Background. This problem is destined to be more significant than ever for WOTC employees hired in 2015. State workforce agencies nationwide are experiencing extended delays in issuing Work Opportunity Tax Credit (WOTC) certifications for 2015 hires. This problem stems from Congress’ long delay in passing legislation to reauthorize WOTC after it expired in 2014.

The reauthorization bill, which was finally passed on December 18, 2015 also created a new WOTC Target Group, the “Long Term Unemployment Recipient”.  While this program expansion was welcomed, it placed new demands on state workforce agencies.
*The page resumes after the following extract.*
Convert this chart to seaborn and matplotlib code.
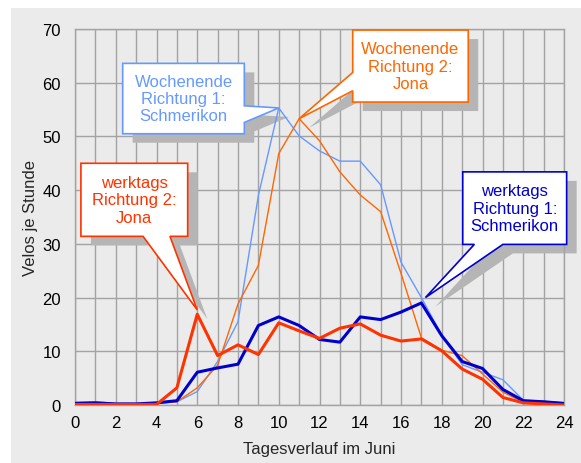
import numpy as np
import pandas as pd
import matplotlib
matplotlib.use("Agg")
import matplotlib.pyplot as plt
import matplotlib.transforms as mtransforms
from matplotlib.patches import Polygon, Rectangle
import seaborn as sns

# Velos je Stunde, Tagesverlauf im Juni
hours = list(range(25))
werktags_r1 = [0.3, 0.4, 0.2, 0.2, 0.4, 0.8, 6.1, 6.9, 7.6, 14.8, 16.4, 14.8, 12.2,
               11.7, 16.4, 15.9, 17.3, 19.0, 12.9, 8.1, 6.8, 2.9, 0.8, 0.6, 0.3]
werktags_r2 = [0.1, 0.1, 0.1, 0.1, 0.1, 3.2, 16.9, 9.2, 11.2, 9.4, 15.3, 13.8, 12.4,
               14.3, 15.1, 13.0, 11.9, 12.3, 10.1, 6.7, 4.8, 1.4, 0.4, 0.2, 0.0]
wochenende_r1 = [0.5, 0.6, 0.3, 0.3, 0.4, 0.6, 2.5, 8.1, 15.5, 39.0, 55.3, 50.1, 47.3,
                 45.4, 45.4, 41.0, 26.6, 20.0, 13.0, 7.5, 6.1, 4.7, 0.9, 0.7, 0.4]
wochenende_r2 = [0.2, 0.2, 0.2, 0.2, 0.3, 0.6, 3.2, 7.4, 18.8, 26.0, 46.8, 53.3, 49.2,
                 43.4, 39.1, 36.0, 24.5, 12.5, 10.2, 9.2, 5.8, 2.4, 0.5, 0.3, 0.1]

labels = {
    "we1": "Wochenende\nRichtung 1:\nSchmerikon",
    "we2": "Wochenende\nRichtung 2:\nJona",
    "wt2": "werktags\nRichtung 2:\nJona",
    "wt1": "werktags\nRichtung 1:\nSchmerikon",
}

BG = "#ebebeb"
GRID = "#a3a3a3"
SHADOW = "#b5b5b5"

sns.set_theme(style="whitegrid")
plt.rcParams["font.family"] = ["Liberation Sans", "DejaVu Sans"]

fig = plt.figure(figsize=(5.81, 4.64), dpi=100, facecolor="white")
fig.patches.append(Rectangle((11 / 581, 0), 1, 1 - 9 / 464, transform=fig.transFigure,
                             facecolor=BG, edgecolor="none", zorder=-10))
ax = fig.add_axes([75 / 581, 58 / 464, 489 / 581, 376 / 464])
ax.set_facecolor(BG)

df = pd.DataFrame({"hour": hours, "wt1": werktags_r1, "wt2": werktags_r2,
                   "we1": wochenende_r1, "we2": wochenende_r2})

sns.lineplot(data=df, x="hour", y="we1", color="#6699ff", linewidth=1.0, ax=ax, zorder=3)
sns.lineplot(data=df, x="hour", y="we2", color="#ff6600", linewidth=1.0, ax=ax, zorder=3)
sns.lineplot(data=df, x="hour", y="wt1", color="#0000cc", linewidth=2.2, ax=ax, zorder=4)
sns.lineplot(data=df, x="hour", y="wt2", color="#ff3300", linewidth=2.2, ax=ax, zorder=4)

ax.set_xlim(0, 24)
ax.set_ylim(0, 70)
ax.set_xticks(range(0, 25, 2))
ax.set_xticks(range(0, 25), minor=True)
ax.set_yticks(range(0, 71, 10))
ax.grid(which="both", color=GRID, linewidth=1.0)
ax.set_axisbelow(True)
for s in ax.spines.values():
    s.set_color(GRID)
    s.set_linewidth(1.0)
ax.tick_params(axis="both", which="both", length=0, labelsize=12, colors="black")
ax.tick_params(axis="x", pad=7)
ax.tick_params(axis="y", pad=10)
ax.set_xlabel("Tagesverlauf im Juni", fontsize=12, labelpad=8)
ax.set_ylabel("Velos je Stunde", fontsize=12, labelpad=3)


def callout(key, color, box, edge, base, tip):
    """Textbox with pointer wedge and drop shadow."""
    x0, y0, x1, y1 = box
    if edge == "right":
        verts = [(x0, y0), (x1, y0), (x1, base[1]), tip, (x1, base[0]), (x1, y1), (x0, y1)]
    elif edge == "left":
        verts = [(x0, y1), (x0, base[0]), tip, (x0, base[1]), (x0, y0), (x1, y0), (x1, y1)]
    else:
        verts = [(x0, y0), (base[0], y0), tip, (base[1], y0), (x1, y0), (x1, y1), (x0, y1)]
    shadow_tr = ax.transData + mtransforms.ScaledTranslation(10 / 100, -9 / 100, fig.dpi_scale_trans)
    ax.add_patch(Polygon(verts, closed=True, facecolor=SHADOW, edgecolor="none",
                         transform=shadow_tr, zorder=2, clip_on=False))
    ax.add_patch(Polygon(verts, closed=True, facecolor="white", edgecolor=color,
                         linewidth=1.2, zorder=5, clip_on=False))
    ax.text((x0 + x1) / 2, (y0 + y1) / 2, labels[key], ha="center", va="center",
            fontsize=12, color=color, linespacing=1.2, zorder=6)


callout("we1", "#6699ff", (2.34, 50.5, 8.31, 63.6), "right", (55.7, 52.6),
        (hours[10], wochenende_r1[10]))
callout("we2", "#ff6600", (13.63, 56.4, 19.30, 69.8), "left", (61.9, 58.5),
        (hours[11], wochenende_r2[11]))
callout("wt2", "#ff3300", (0.29, 31.4, 5.53, 45.0), "bottom", (3.34, 4.66),
        (hours[6], werktags_r2[6] + 0.8))
callout("wt1", "#0000cc", (19.03, 29.9, 24.13, 43.4), "bottom", (19.6, 21.0),
        (hours[17] + 0.2, werktags_r1[17] + 1.0))

fig.savefig("out.png", dpi=100, facecolor="white")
They now have to update their procedures, databases and management software to handle the new eligibility criteria.

As soon as the bill passed, agencies knew this work would be required.  However, before any substantial planning or development could happen, they would need updated forms and specific guidance from both the IRS and Department of Labor.

The IRS issued an updated Form 8850 at the end of March, 2016. The updated ETA Form 9061 and related guidance were then finally issued on June 17, 2016.  It was only then, with all requirements finally defined, that agencies could make substantial headway in updating their systems.

Given the uncertainties created by this elongated series of updates, the IRS has given employers until September 28, 2016 to submit WOTC applications for their 2015 hires.  As of this late date in August, many agencies are still working to update their information systems and can not yet process the new WOTC target group.

Lay this schedule over the basic tax-return requirements for companies on a calendar-year filing schedule. Original tax-return filing dates passed months ago in March and April. Businesses and individuals that have requested a filing extension from the IRS will hit their final deadlines in mid-September and October.

Many WOTC certifications for 2015 hires will still be pending, even at that late date.